Dobbins is having a stellar freshman season with 1,069 rushing yards and six touchdowns, and he is also followed by Barrett, who has 689 yards.
Michigan’s defensive line, though, should be up for the challenge. Fifth-year senior tackle Maurice Hurst and sophomore end Rashan Gary are two of the Big Ten’s best D-linemen, and they will make it difficult for Ohio State to open up any gaps inside.
And when Dobbins, Barrett and Weber try to run around them, Bush and Hudson will follow in pursuit.
Michigan redshirt freshman kicker Quinn Nordin finally hit a field goal after missing three attempts in the previous four games.
He converted a 39-yard field goal against the Badgers and lit up in excitement. Assuming Nordin’s rough patch is over and done, he could be crucial again if Michigan struggles in the red zone.
The Wolverines’ freshman punter Brad Robbins has strengths and weaknesses to note.
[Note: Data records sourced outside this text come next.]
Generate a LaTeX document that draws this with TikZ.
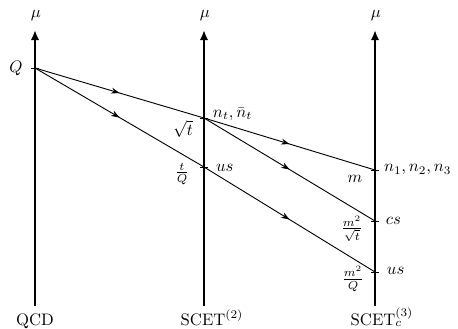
\documentclass[tikz,border=0pt]{standalone}
\usetikzlibrary{arrows.meta,decorations.markings}
\begin{document}
\begin{tikzpicture}[x=0.6pt,y=-0.6pt,
  axisline/.style={line width=1.5pt,-{Latex[length=6pt,width=5pt]}},
  flowline/.style={line width=0.55pt,postaction={decorate},
    decoration={markings,mark=at position 0.5 with {\arrow{Stealth[length=5pt,width=3.6pt]}}}},
  tickmark/.style={line width=0.55pt},
  lbl/.style={inner sep=0pt,outer sep=0pt}]
\useasboundingbox (0,0) rectangle (458,328);
% axis ends
\coordinate (b1) at (35,306); \coordinate (t1) at (35,30);
\coordinate (b2) at (204,306); \coordinate (t2) at (204,30);
\coordinate (b3) at (375,306); \coordinate (t3) at (375,30);
\draw[axisline] (b1) -- (t1);
\draw[axisline] (b2) -- (t2);
\draw[axisline] (b3) -- (t3);
% points
\coordinate (Q) at (35,68);
\coordinate (nt) at (204,118);
\coordinate (us2) at (204,167);
\coordinate (n3) at (375,170);
\coordinate (cs) at (375,221);
\coordinate (us3) at (375,272);
\foreach \p in {Q,nt,us2,n3,cs,us3}
  \draw[tickmark] ([xshift=-2.4pt]\p) -- ([xshift=2.4pt]\p);
% lines
\draw[flowline] (Q) -- (nt);
\draw[flowline] (Q) -- (us2);
\draw[flowline] (nt) -- (n3);
\draw[flowline] (nt) -- (cs);
\draw[flowline] (us2) -- (us3);
% labels
\node[lbl,anchor=base] (mu1) at (36,17) {$\mu$};
\node[lbl,anchor=base] (mu2) at (205,17) {$\mu$};
\node[lbl,anchor=base] (mu3) at (376,17) {$\mu$};
\node[lbl] (lQ) at (16,68) {$Q$};
\node[lbl,anchor=west] (lnt) at (213,114) {$n_t,\bar n_t$};
\node[lbl] (lsqt) at (183,129) {$\sqrt{t}$};
\node[lbl] (ltQ) at (182,174) {$\frac{t}{Q}$};
\node[lbl,anchor=west] (lus2) at (216,168) {$us$};
\node[lbl] (lm) at (355,179) {$m$};
\node[lbl,anchor=west] (ln3) at (384,170) {$n_1,n_2,n_3$};
\node[lbl,anchor=west] (lcs) at (386,221) {$cs$};
\node[lbl] (lm2t) at (352,229) {$\frac{m^2}{\sqrt{t}}$};
\node[lbl] (lm2Q) at (353,279) {$\frac{m^2}{Q}$};
\node[lbl,anchor=west] (lus3) at (387,271) {$us$};
\node[lbl,anchor=base] (qcd) at (35,325) {QCD};
\node[lbl,anchor=base] (s2) at (212,325) {SCET$^{(2)}$};
\node[lbl,anchor=base] (s3) at (382,325) {SCET$_c^{(3)}$};
\end{tikzpicture}
\end{document}
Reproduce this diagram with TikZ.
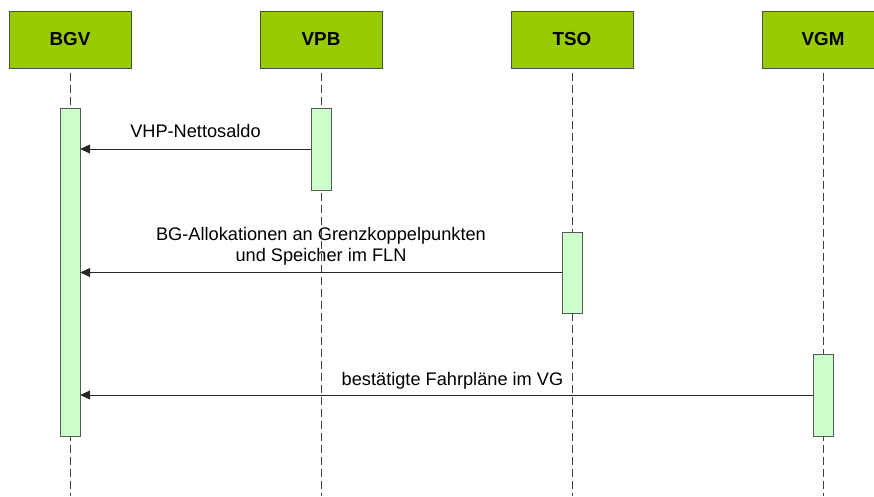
\documentclass[tikz,border=0pt]{standalone}
\usepackage{fontspec}
\setmainfont{Liberation Sans}
\usepackage{xcolor}
\usetikzlibrary{arrows.meta}

\definecolor{headgreen}{HTML}{99CC00}
\definecolor{actgreen}{HTML}{CCFFCC}

\begin{document}
\begin{tikzpicture}[x=1pt,y=-1pt,
        head/.style={draw=black!70, fill=headgreen, minimum width=122pt, minimum height=57pt, inner sep=0pt, font=\fontsize{18.8}{22}\selectfont\bfseries},
        actbar/.style={draw=black!65, fill=actgreen, minimum width=20pt, inner sep=0pt},
        life/.style={black!75, line width=0.8pt, dash pattern=on 8pt off 4pt},
        msg/.style={black!85, line width=1pt, -{Triangle[length=10pt,width=9pt]}},
        lbl/.style={text=black, font=\fontsize{18.2}{21}\selectfont, align=center}]
        \useasboundingbox (0,0) rectangle (874,496);
        \clip (0,0) rectangle (874,496);

        % Participants
        \node[head] (bgv) at (70,39.5) {BGV};
        \node[head] (vpb) at (321,39.5) {VPB};
        \node[head] (tso) at (572,39.5) {TSO};
        \node[head] (vgm) at (823,39.5) {VGM};

        % Lifelines
        \draw[life] ([yshift=-5pt]bgv.south) -- (bgv.south |- 0,496);
        \draw[life] ([yshift=-5pt]vpb.south) -- (vpb.south |- 0,496);
        \draw[life] ([yshift=-5pt]tso.south) -- (tso.south |- 0,496);
        \draw[life] ([yshift=-5pt]vgm.south) -- (vgm.south |- 0,496);

        % Activations
        \node[actbar, minimum height=328pt] (bgvact) at (70,272) {};
        \node[actbar, minimum height=82pt] (vpbact) at (321,149) {};
        \node[actbar, minimum height=81pt] (tsoact) at (572,272.5) {};
        \node[actbar, minimum height=82pt] (vgmact) at (823,395) {};

        % Messages
        \draw[msg] (vpbact.west) -- (bgvact.east |- vpbact.west)
            node[lbl, midway, above=7.5pt] {VHP-Nettosaldo};
        \draw[msg] (tsoact.west) -- (bgvact.east |- tsoact.west)
            node[lbl, midway, above=3pt] {BG-Allokationen an Grenzkoppelpunkten\\und Speicher im FLN};
        \draw[msg] (vgmact.west) -- (bgvact.east |- vgmact.west)
            node[lbl, midway, above=1.5pt, xshift=6pt] {bestätigte Fahrpläne im VG};

    \end{tikzpicture}
\end{document}
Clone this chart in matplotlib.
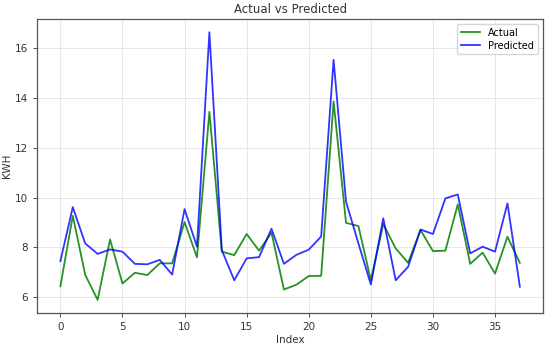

While Robbins, an Ohio native himself, averages just around 40 yards per punt, he forces returners to make fair-catch calls often with how long of a hang time he manages.
Neither Ohio State nor Michigan has a kick return touchdown this year, but the Wolverines do have one punt return for a score all the way back in September.
Both teams haven’t had any major contributions from their special teams this year.
Ohio State has a lot on the line. The Buckeyes would surely be out of the playoff picture with a third loss, even though they are already moving on to the conference championship game.
Michigan, on the other hand, doesn’t have much going for it outside of pride. Having already lost the three biggest games of their season, it’s tough to see the Wolverines pulling out this last one.